## EXERCISE PROMPT
Return all lines from the listing below in which the string "chart" occurs.

## INFORMATION SHOWN
════

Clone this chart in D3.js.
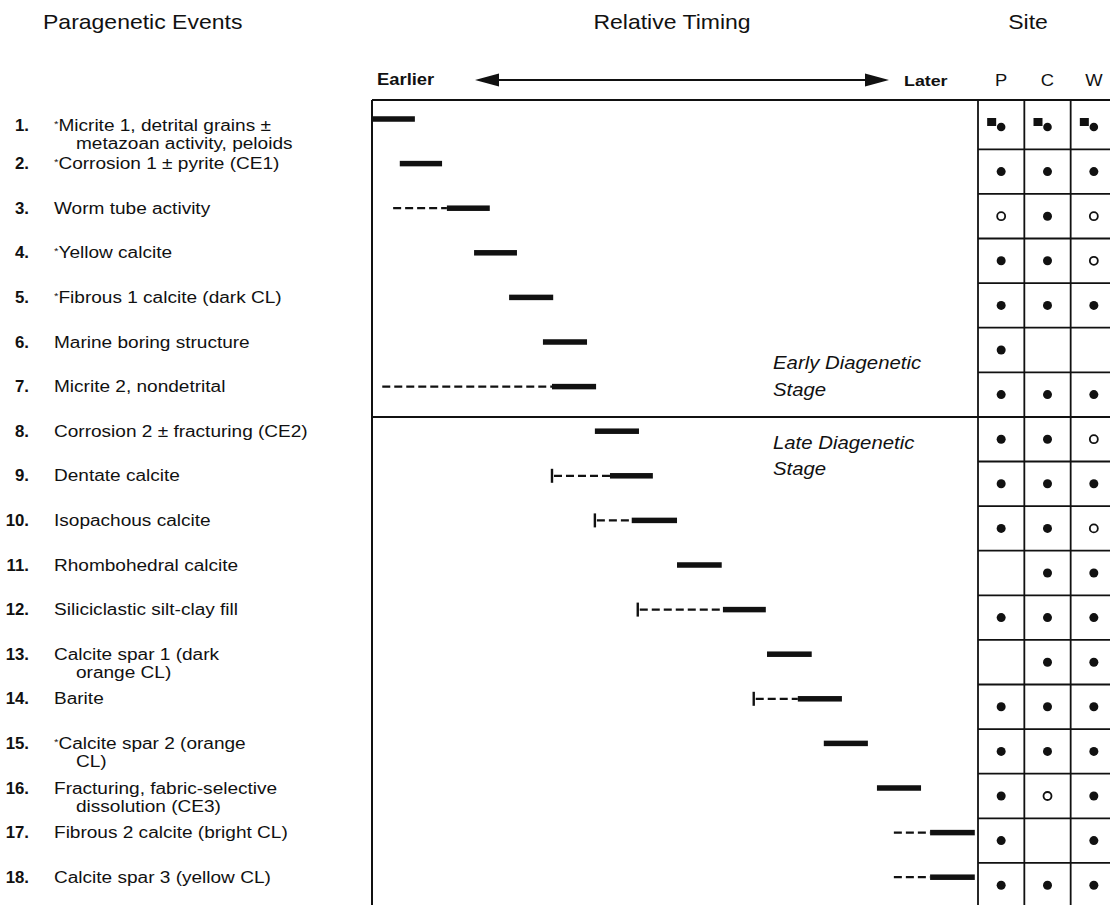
<!DOCTYPE html>
<html>
<head>
<meta charset="utf-8">
<script src="https://cdn.jsdelivr.net/npm/d3@7"></script>
<style>
  body { margin: 0; background: #fff; }
  text { font-family: "Liberation Sans", Arial, sans-serif; fill: #111; }
</style>
</head>
<body>
<svg id="chart"></svg>
<script>
// events, one entry per row (second string = wrapped line)
var eventLabels = [
  ['*Micrite 1, detrital grains \u00b1', 'metazoan activity, peloids'],
  ['*Corrosion 1 \u00b1 pyrite (CE1)'],
  ['Worm tube activity'],
  ['*Yellow calcite'],
  ['*Fibrous 1 calcite (dark CL)'],
  ['Marine boring structure'],
  ['Micrite 2, nondetrital'],
  ['Corrosion 2 \u00b1 fracturing (CE2)'],
  ['Dentate calcite'],
  ['Isopachous calcite'],
  ['Rhombohedral calcite'],
  ['Siliciclastic silt-clay fill'],
  ['Calcite spar 1 (dark', 'orange CL)'],
  ['Barite'],
  ['*Calcite spar 2 (orange', 'CL)'],
  ['Fracturing, fabric-selective', 'dissolution (CE3)'],
  ['Fibrous 2 calcite (bright CL)'],
  ['Calcite spar 3 (yellow CL)']
];

// relative timing, 0 = earliest, 100 = latest
var solidStart = [0, 4.6, 12.4, 16.9, 22.7, 28.3, 29.8, 36.9, 39.4, 43.0, 50.5, 58.1, 65.4, 70.5, 74.8, 83.6, 92.4, 92.4];
var solidEnd   = [7.1, 11.6, 19.5, 24.0, 30.0, 35.6, 37.1, 44.2, 46.5, 50.5, 57.9, 65.2, 72.8, 77.8, 82.1, 90.9, 99.8, 99.8];
var dashStart  = [null, null, 3.5, null, null, null, 1.7, null, 29.8, 36.9, null, 44.0, null, 63.2, null, null, 86.4, 86.4];
var hasTick    = [0, 0, 0, 0, 0, 0, 0, 0, 1, 1, 0, 1, 0, 1, 0, 0, 0, 0];

// site occurrence: f = present, o = open circle, sq = square + dot, '' = none
var sites = ['P', 'C', 'W'];
var siteP = ['sq','f','o','f','f','f','f','f','f','f','', 'f','', 'f','f','f','f','f'];
var siteC = ['sq','f','f','f','f','', 'f','f','f','f','f','f','f','f','f','o','', 'f'];
var siteW = ['sq','f','o','o','f','', 'f','o','f','o','f','f','f','f','f','f','f','f'];

var stages = [['Early Diagenetic', 'Stage'], ['Late Diagenetic', 'Stage']];

var w = 1110;
var h = 905;
var stretch = 1.15;

var svg = d3.select('#chart')
            .attr('width', w)
            .attr('height', h);

var rows = d3.range(1, eventLabels.length + 1);

var y = d3.scaleBand()
          .domain(rows)
          .range([104.7, 907.5]);

var x = d3.scaleLinear()
          .domain([0, 100])
          .range([372, 976]);

var xs = d3.scaleBand()
           .domain(sites)
           .range([978, 1117]);

var rowMid = function(i){ return y(i) + y.bandwidth() / 2; };

// helper for the slightly wide scanned lettering
var addText = function(g, str, tx, ty, size, opts){
  opts = opts || {};
  var t = g.append('text')
           .attr('transform', 'translate(' + tx + ',' + ty + ') scale(' + (opts.sx || stretch) + ',1)')
           .style('font-size', size + 'px');
  if (str.charAt(0) === '*'){
    // footnote mark, small and raised
    t.append('tspan').style('font-size', (size * 0.6) + 'px').attr('dy', -4).text('*');
    t.append('tspan').attr('dy', 4).text(str.slice(1));
  } else {
    t.text(str);
  }
  if (opts.anchor) t.attr('text-anchor', opts.anchor);
  if (opts.weight) t.style('font-weight', opts.weight);
  if (opts.italic) t.style('font-style', 'italic');
  return t;
};

// headers
var head = svg.append('g');
addText(head, 'Paragenetic Events', 43, 29, 20);
addText(head, 'Relative Timing', 672, 29, 20, {anchor: 'middle'});
addText(head, 'Site', 1028, 29, 20, {anchor: 'middle'});
addText(head, 'Earlier', 377, 85, 16, {weight: 'bold'});
addText(head, 'Later', 904, 86, 15.5, {weight: 'bold'});
sites.forEach(function(s){
  addText(head, s, xs(s) + xs.bandwidth() / 2, 86, 16, {anchor: 'middle'});
});

// timing arrow
head.append('line')
    .attr('x1', 490).attr('x2', 872)
    .attr('y1', 80).attr('y2', 80)
    .attr('stroke', '#111').attr('stroke-width', 2);
head.append('path')
    .attr('d', 'M475,80 L499,73.5 L499,86.5 Z')
    .attr('fill', '#111');
head.append('path')
    .attr('d', 'M889,80 L865,73.5 L865,86.5 Z')
    .attr('fill', '#111');

// frame
var frame = svg.append('g')
               .attr('stroke', '#111')
               .attr('fill', 'none');
frame.append('line')
     .attr('x1', x(0)).attr('x2', w)
     .attr('y1', 100).attr('y2', 100)
     .attr('stroke-width', 2);
frame.append('line')
     .attr('x1', x(0)).attr('x2', x(0))
     .attr('y1', 100).attr('y2', h)
     .attr('stroke-width', 2);
frame.append('line')
     .attr('x1', x(0)).attr('x2', w)
     .attr('y1', y(8)).attr('y2', y(8))
     .attr('stroke-width', 2);

// site grid
frame.selectAll('.hgrid')
     .data(rows.slice(1))
     .enter()
     .append('line')
     .attr('x1', xs('P')).attr('x2', w)
     .attr('y1', function(d){ return y(d); })
     .attr('y2', function(d){ return y(d); })
     .attr('stroke-width', 1.8);
frame.selectAll('.vgrid')
     .data(sites)
     .enter()
     .append('line')
     .attr('x1', function(d){ return xs(d); })
     .attr('x2', function(d){ return xs(d); })
     .attr('y1', 100).attr('y2', h)
     .attr('stroke-width', 1.8);

// event labels
var barOffset = -8;
var labelSize = 16;
var lineGap = 18;
var labels = svg.append('g');
eventLabels.forEach(function(lines, k){
  var i = k + 1;
  // first row is taller, its text sits a little lower
  var mid = i === 1 ? rowMid(i) - 2 : rowMid(i) + barOffset;
  var base = mid + labelSize * 0.35;
  addText(labels, i + '.', 29, base, 16, {anchor: 'end', weight: 'bold', sx: 1.05});
  lines.forEach(function(line, j){
    addText(labels, line, j === 0 ? 54 : 76, base + j * lineGap, labelSize, {sx: 1.19});
  });
});

// stage labels
var st = svg.append('g');
addText(st, stages[0][0], 773, y(8) - 48, 18.5, {italic: true, sx: 1.1});
addText(st, stages[0][1], 773, y(8) - 21, 18.5, {italic: true, sx: 1.1});
addText(st, stages[1][0], 773, y(8) + 32, 18.5, {italic: true, sx: 1.1});
addText(st, stages[1][1], 773, y(8) + 58, 18.5, {italic: true, sx: 1.1});

// timing bars
var bars = svg.append('g');

bars.selectAll('.solid')
    .data(rows)
    .enter()
    .append('rect')
    .attr('x', function(d){ return x(solidStart[d - 1]); })
    .attr('width', function(d){ return x(solidEnd[d - 1]) - x(solidStart[d - 1]); })
    .attr('y', function(d){ return rowMid(d) + barOffset - 2.75; })
    .attr('height', 5.5)
    .attr('fill', '#111');

var dashed = rows.filter(function(d){ return dashStart[d - 1] !== null; });

bars.selectAll('.dash')
    .data(dashed)
    .enter()
    .append('line')
    .attr('x1', function(d){ return x(dashStart[d - 1]) + (hasTick[d - 1] ? 2 : 0); })
    .attr('x2', function(d){ return x(solidStart[d - 1]); })
    .attr('y1', function(d){ return rowMid(d) + barOffset; })
    .attr('y2', function(d){ return rowMid(d) + barOffset; })
    .attr('stroke', '#111')
    .attr('stroke-width', 2.2)
    .attr('stroke-dasharray', '8,4');

bars.selectAll('.tick')
    .data(dashed.filter(function(d){ return hasTick[d - 1]; }))
    .enter()
    .append('line')
    .attr('x1', function(d){ return x(dashStart[d - 1]); })
    .attr('x2', function(d){ return x(dashStart[d - 1]); })
    .attr('y1', function(d){ return rowMid(d) + barOffset - 7; })
    .attr('y2', function(d){ return rowMid(d) + barOffset + 7; })
    .attr('stroke', '#111')
    .attr('stroke-width', 2.4);

// site symbols
var siteData = [];
[siteP, siteC, siteW].forEach(function(col, c){
  col.forEach(function(v, k){
    if (v) siteData.push({site: sites[c], row: k + 1, kind: v});
  });
});

var marks = svg.append('g');
siteData.forEach(function(d){
  var cx = xs(d.site) + xs.bandwidth() / 2;
  var cy = rowMid(d.row);
  if (d.kind === 'sq'){
    marks.append('rect')
         .attr('x', cx - 14).attr('y', cy - 9)
         .attr('width', 9).attr('height', 8)
         .attr('fill', '#111');
    marks.append('circle')
         .attr('cx', cx).attr('cy', cy).attr('r', 4.3)
         .attr('fill', '#111');
  } else if (d.kind === 'f'){
    marks.append('circle')
         .attr('cx', cx).attr('cy', cy).attr('r', 4.5)
         .attr('fill', '#111');
  } else {
    marks.append('circle')
         .attr('cx', cx).attr('cy', cy).attr('r', 4)
         .attr('fill', '#fff')
         .attr('stroke', '#111')
         .attr('stroke-width', 1.8);
  }
});
</script>
</body>
</html>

════

## SOLUTION
Clone this chart in D3.js.
<svg id="chart"></svg>
var svg = d3.select('#chart')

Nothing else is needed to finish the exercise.